What's a billion?
So it's official, John Manley will table his first - and most likely last - budget on Tuesday, Feb. 18 around 4 p.m. Look for Ottawa to project tax collections of almost $180 billion with program spending hovering around $136 billion and the remaining $44 billion slotted of interest payments on the national debt and a projected surplus.
While it all seems so neat and tidy on paper and in the budget documents, one should stop and ponder what is a billion dollars and what could it actually buy. Of course we know how our federal friends can blow a billion dollars pretty quickly - think HRDC boondoggle or gun registry fiasco - but again, these numbers get thrown around so quickly and in such a cavalier manner that they lose their shock value.
A few years back, a major polling firm asked Canadians to identify how many millions were in one billion. The choices given were 100, 1 000, 10 000 and one million. Only thirty per cent of respondents correctly chose 1,000 millions to make up one billion. Such is the economic literacy of Canadians.
So let's look at one billion dollars this way. If you had a dollar for every second that passed starting from right now and moving forward, it would take you 31 years, 8 months, 16 days and few hours to get to one billion seconds.
Just think of it, HRDC lost this amount of money in one internal audit and the federal firearms, gun registry boondoggle is project to cost us one billion dollars in just under a decade.
In other words, by 2004, the feds have blown three dollars per second on a firearms registry which still doesn't work, hasn't stopped one homicide in a major Canadian city and really is a black eye on the federal Liberals boastful record of strong financial management … a lie if there ever was one.
Here's what $1 billion could have purchased in the area of crime prevention and public safety. One billion dollars could have been used to allocate $3,235 more to investigate every violent crime committed in Canada in 2002.
For one billion dollars you could purchase 21 million gun trigger locks and 21 million long-gun carrying cases or purchase 7 million gun cabinets from as store like Canadian Tire. Here's another idea, victims of crime receive on average between $5,000 and $25,000. If we assume the highest compensation level, then we could compensate 40,000 victims of crime with one billion dollars.

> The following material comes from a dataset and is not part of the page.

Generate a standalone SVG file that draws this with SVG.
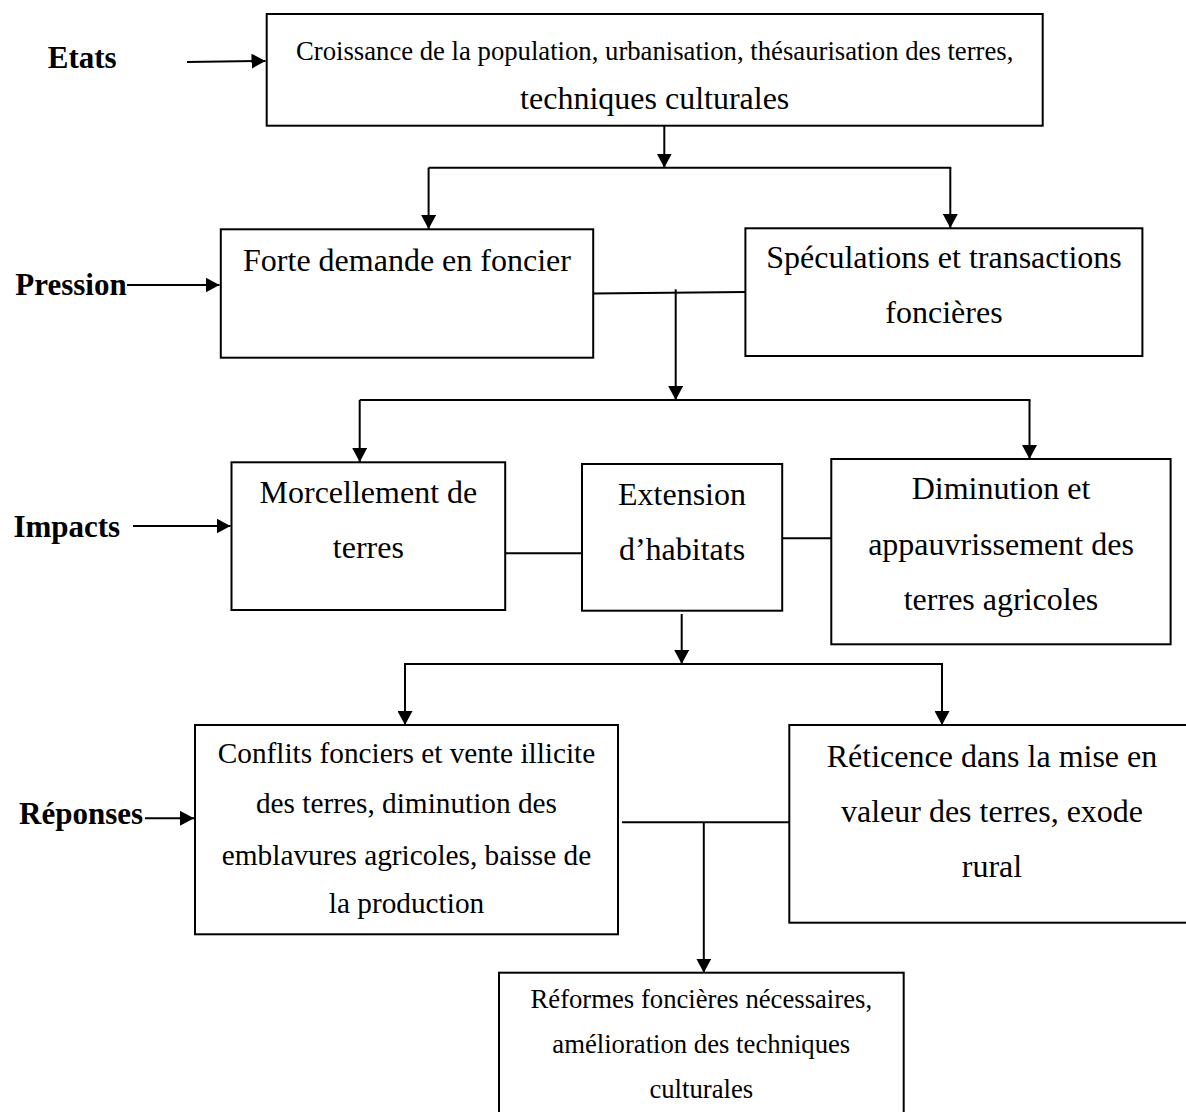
<svg xmlns="http://www.w3.org/2000/svg" width="1186" height="1112" viewBox="0 0 1186 1112">
<style>
  .box { fill: #ffffff; stroke: #000000; stroke-width: 2; }
  .ln { fill: none; stroke: #000000; stroke-width: 2; }
  .arr { fill: none; stroke: #000000; stroke-width: 2; marker-end: url(#ah); }
  .t { font-family: "Liberation Serif", "Times New Roman", serif; fill: #000000; text-anchor: middle; }
  .lbl { font-family: "Liberation Serif", "Times New Roman", serif; font-weight: bold; font-size: 31px; fill: #000000; }
  .s32 { font-size: 32px; }
  .s29 { font-size: 29.3px; }
  .s27 { font-size: 26.7px; }
</style>
<defs>
  <marker id="ah" markerUnits="userSpaceOnUse" markerWidth="15" markerHeight="15" refX="14" refY="7.5" orient="auto">
    <path d="M0,0 L14,7.5 L0,15 Z" fill="#000000"/>
  </marker>
</defs>
<rect width="1186" height="1112" fill="#ffffff"/>

<g id="labels">
  <text class="lbl" x="47.8" y="68.3">Etats</text>
  <text class="lbl" x="15.3" y="295">Pression</text>
  <text class="lbl" x="13.4" y="536.7">Impacts</text>
  <text class="lbl" x="19" y="824">Réponses</text>
</g>

<g id="connectors">
  <line class="arr" x1="187" y1="62" x2="265.5" y2="61"/>
  <line class="arr" x1="127" y1="285" x2="219.5" y2="285"/>
  <line class="arr" x1="133" y1="526" x2="230.5" y2="526"/>
  <line class="arr" x1="145" y1="818.3" x2="194" y2="818.3"/>

  <line class="arr" x1="664.3" y1="126" x2="664.3" y2="167.7"/>
  <line class="ln" x1="428.6" y1="167.7" x2="951.3" y2="167.7"/>
  <line class="arr" x1="428.6" y1="167.7" x2="428.6" y2="229"/>
  <line class="arr" x1="950.3" y1="167.7" x2="950.3" y2="228"/>

  <line class="ln" x1="593" y1="293.5" x2="745.5" y2="292"/>
  <line class="arr" x1="675.7" y1="289.3" x2="675.7" y2="400"/>
  <line class="ln" x1="359.7" y1="400" x2="1030.5" y2="400"/>
  <line class="arr" x1="359.7" y1="400" x2="359.7" y2="462"/>
  <line class="arr" x1="1029.5" y1="400" x2="1029.5" y2="459"/>

  <line class="ln" x1="505" y1="553.3" x2="582" y2="553.3"/>
  <line class="ln" x1="782" y1="538.3" x2="831.3" y2="538.3"/>
  <line class="arr" x1="681.7" y1="614" x2="681.7" y2="664"/>
  <line class="ln" x1="404" y1="664" x2="943" y2="664"/>
  <line class="arr" x1="405" y1="664" x2="405" y2="725"/>
  <line class="arr" x1="942" y1="664" x2="942" y2="725"/>

  <line class="ln" x1="622" y1="822.3" x2="789.3" y2="822.3"/>
  <line class="arr" x1="703.8" y1="822.3" x2="703.8" y2="972.7"/>
</g>

<g id="node-etats">
  <rect class="box" x="266.7" y="14" width="776" height="111.7"/>
  <text class="t s27" x="654.7" y="60">Croissance de la population, urbanisation, thésaurisation des terres,</text>
  <text class="t s32" x="654.7" y="109">techniques culturales</text>
</g>

<g id="node-forte">
  <rect class="box" x="220.8" y="229.3" width="372.4" height="128.4"/>
  <text class="t s32" x="407" y="270.7">Forte demande en foncier</text>
</g>

<g id="node-speculations">
  <rect class="box" x="745.4" y="228.3" width="397" height="127.7"/>
  <text class="t s32" x="944" y="268.3">Spéculations et transactions</text>
  <text class="t s32" x="944" y="323.3">foncières</text>
</g>

<g id="node-morcellement">
  <rect class="box" x="231.5" y="462.3" width="273.7" height="147.7"/>
  <text class="t s32" x="368.4" y="503.3">Morcellement de</text>
  <text class="t s32" x="368.4" y="558.3">terres</text>
</g>

<g id="node-extension">
  <rect class="box" x="582" y="464" width="200.2" height="146.7"/>
  <text class="t s32" x="682" y="505">Extension</text>
  <text class="t s32" x="682" y="560">d’habitats</text>
</g>

<g id="node-diminution">
  <rect class="box" x="831.3" y="459" width="339.3" height="185.3"/>
  <text class="t s32" x="1001" y="499.3">Diminution et</text>
  <text class="t s32" x="1001" y="555">appauvrissement des</text>
  <text class="t s32" x="1001" y="610">terres agricoles</text>
</g>

<g id="node-conflits">
  <rect class="box" x="195" y="725" width="423" height="209.3"/>
  <text class="t s29" x="406.5" y="763.3">Conflits fonciers et vente illicite</text>
  <text class="t s29" x="406.5" y="813.3">des terres, diminution des</text>
  <text class="t s29" x="406.5" y="865">emblavures agricoles, baisse de</text>
  <text class="t s29" x="406.5" y="913.3">la production</text>
</g>

<g id="node-reticence">
  <rect class="box" x="789.3" y="725" width="406" height="197.7"/>
  <text class="t s32" x="992" y="766.7">Réticence dans la mise en</text>
  <text class="t s32" x="992" y="821.7">valeur des terres, exode</text>
  <text class="t s32" x="992" y="876.7">rural</text>
</g>

<g id="node-reformes">
  <rect class="box" x="499" y="972.7" width="404.7" height="150"/>
  <text class="t s27" x="701.3" y="1008.3">Réformes foncières nécessaires,</text>
  <text class="t s27" x="701.3" y="1053.3">amélioration des techniques</text>
  <text class="t s27" x="701.3" y="1098.3">culturales</text>
</g>
</svg>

If we were really interested in catching the bad guys, you know the murderers who take our family and friends; one billion dollars could be used to spend $1.8 million per reward to help get a conviction for every murder committed last year in the country. And once we found these people, tried them and hopefully convict them, one billion dollars could pay for 40% of all adult jail costs for a year.
But let's not stop there. One billion dollars could be used to pay for the running of all courts in Canada with a cool $75 million left over to purchase 20 state of the art MRI machines.
If getting guns off the street were really the government's intention, one billion dollars would be better used to budget for 454 years of operating the National Weapons Enforcement Support Team, which has seized 2,000 illegal weapons in two years.
But wait, yours truly has more. If we wanted to be proactive, one billion dollars could be used to 17% more police officers to walk the beat and patrol our streets, - that's 68 thousand officers in 2003.
While we in Ottawa are fortunate to live in a very safe city given our growing population base, imagine Toronto with its 60 homicides last year. One billion dollars could operate Toronto's police force - the country's largest - for two years.
Finally, one billion dollars would allow taxpayers to pay for one year of operating every local police force in all the provinces except Ontario, Quebec and British Columbia with a nice sum of $140 million left over. And coincidentally enough, that is just the amount the feds are pegged to collect in fees for their boondoggle gun registry. We could refund that money back to law abiding gun owners and duck hunters.